LHCbの業績を通じたBelle IIの重要性

Belle2
Belle II実験 後田教授(KEK)

LHCb実験はLHCによる陽子どうしの衝突で生み出されるB中間子崩壊を高精度で測定し、CP対称性の破れを詳しく調べるのが主な研究テーマですが、新タイプの複合粒子の探索でも存在感を示しており、「稀少プロセスと物質・反物質非対称性の研究」がブレークスルー賞の受賞理由です。
その強力なライバルのSuperKEKB加速器(高エネルギー加速器研究機構)を用いたBelle II実験は小林・益川理論を検証したBelleのアップグレード実験で、世界28カ国から約1,000名の研究者が参加しています。
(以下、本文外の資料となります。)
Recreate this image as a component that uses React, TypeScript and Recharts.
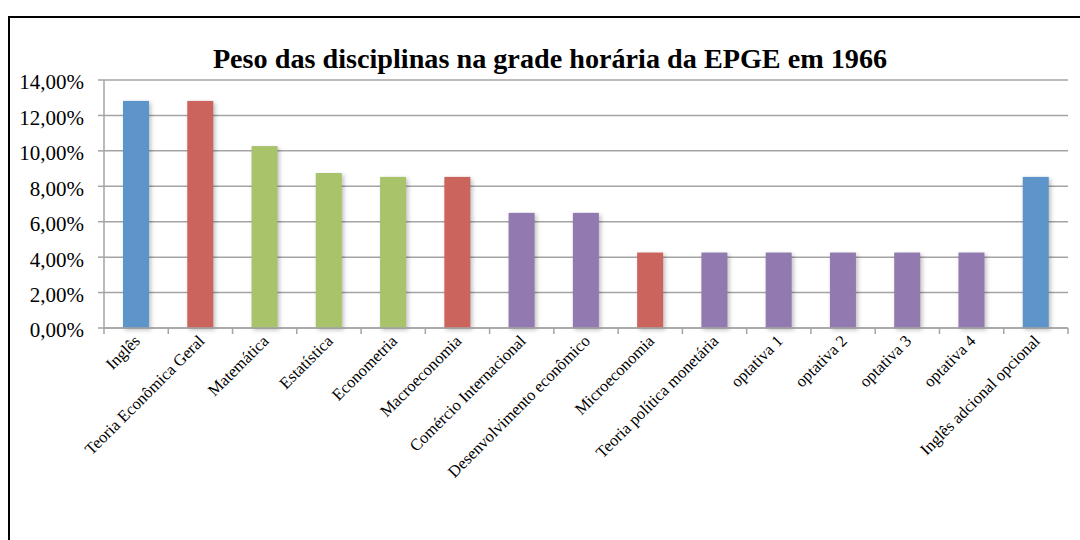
import { BarChart, Bar, XAxis, YAxis, CartesianGrid, Cell } from "recharts";

const disciplinas = [
  "Inglês",
  "Teoria Econômica Geral",
  "Matemática",
  "Estatística",
  "Econometria",
  "Macroeconomia",
  "Comércio Internacional",
  "Desenvolvimento econômico",
  "Microeconomia",
  "Teoria política monetária",
  "optativa 1",
  "optativa 2",
  "optativa 3",
  "optativa 4",
  "Inglês adcional opcional",
];
const pesos = [
  0.1282, 0.1282, 0.1027, 0.0875, 0.0853, 0.0853, 0.065, 0.065, 0.0426,
  0.0426, 0.0426, 0.0426, 0.0426, 0.0426, 0.0853,
];
const cores = [
  "#5d94c9", "#cc645e", "#a9c36a", "#a9c36a", "#a9c36a", "#cc645e", "#9279b0",
  "#9279b0", "#cc645e", "#9279b0", "#9279b0", "#9279b0", "#9279b0", "#9279b0",
  "#5d94c9",
];
const yTicks = [0, 0.02, 0.04, 0.06, 0.08, 0.1, 0.12, 0.14];

const data = disciplinas.map((nome, i) => ({ nome, peso: pesos[i] }));

const SERIF = "'Liberation Serif', 'DejaVu Serif', serif";
const GRID = "#a4a4a4";
const BAND = 964 / disciplinas.length;

const fmt = (v: number) => (v * 100).toFixed(2).replace(".", ",") + "%";

function XTick(props: any) {
  const { x, y, payload, index } = props;
  const last = index === disciplinas.length - 1;
  return (
    <g>
      <line x1={x - BAND / 2} x2={x - BAND / 2} y1={y - 8} y2={y - 2} stroke={GRID} strokeWidth={1.5} />
      {last && (
        <line x1={x + BAND / 2} x2={x + BAND / 2} y1={y - 8} y2={y - 2} stroke={GRID} strokeWidth={1.5} />
      )}
      <text
        x={x + 5}
        y={y + 6}
        transform={`rotate(-45, ${x + 5}, ${y + 6})`}
        textAnchor="end"
        fontFamily={SERIF}
        fontSize={16.5}
        fill="#000"
      >
        {payload.value}
      </text>
    </g>
  );
}

function BarShape(props: any) {
  const { x, y, width, height, fill } = props;
  return (
    <rect
      x={x}
      y={y}
      width={width}
      height={height}
      fill={fill}
      style={{ filter: "drop-shadow(2px 2px 2px rgba(0,0,0,0.25))" }}
    />
  );
}

export default function App() {
  return (
    <div
      style={{
        position: "absolute",
        left: 0,
        top: 0,
        width: 1080,
        height: 540,
        overflow: "hidden",
        background: "#fff",
      }}
    >
      <div
        style={{
          position: "absolute",
          left: 8,
          top: 16,
          width: 1100,
          height: 600,
          border: "2px solid #000",
        }}
      />
      <div
        style={{
          position: "absolute",
          left: 0,
          top: 43,
          width: 1100,
          textAlign: "center",
          fontFamily: SERIF,
          fontWeight: "bold",
          fontSize: 28.2,
          color: "#000",
        }}
      >
        Peso das disciplinas na grade horária da EPGE em 1966
      </div>
      <div style={{ position: "absolute", left: 0, top: 0 }}>
        <BarChart
          width={1080}
          height={540}
          data={data}
          margin={{ top: 80, right: 12, bottom: 0, left: 0 }}
          barCategoryGap="30%"
        >
          <CartesianGrid vertical={false} stroke={GRID} strokeWidth={1.5} />
          <XAxis
            dataKey="nome"
            interval={0}
            height={212}
            stroke={GRID}
            strokeWidth={1.5}
            tickLine={false}
            tick={<XTick />}
          />
          <YAxis
            width={104}
            domain={[0, 0.14]}
            ticks={yTicks}
            tickFormatter={fmt}
            stroke={GRID}
            strokeWidth={1.5}
            tickSize={6}
            tick={{ fill: "#000", fontFamily: SERIF, fontSize: 21, dx: -12, dy: 2 }}
            interval={0}
          />
          <Bar dataKey="peso" barSize={26} isAnimationActive={false} shape={<BarShape />}>
            {data.map((_, i) => (
              <Cell key={i} fill={cores[i]} />
            ))}
          </Bar>
        </BarChart>
      </div>
    </div>
  );
}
中性粒子やタウ粒子など測定が難しい粒子があるものの莫大な統計量を誇るLHCb実験に対して、低い重心エネルギーでのee衝突を用いてB中間子を生成し、より背景事象の少ない環境で崩壊を精査しており、昨年12月27日、2024年の運転最終日に5.1×1034cm-2 s-1のルミノシティ(衝突性能)を達成し、SuperKEKB加速器自身が保持する世界最高記録を更新しました。Belle IIのクリーンな環境での低エネルギー光子検出能力、高い粒子識別能力によって可能になる探索も多くあり、今後のフレーバー物理を牽引していきたいと思います。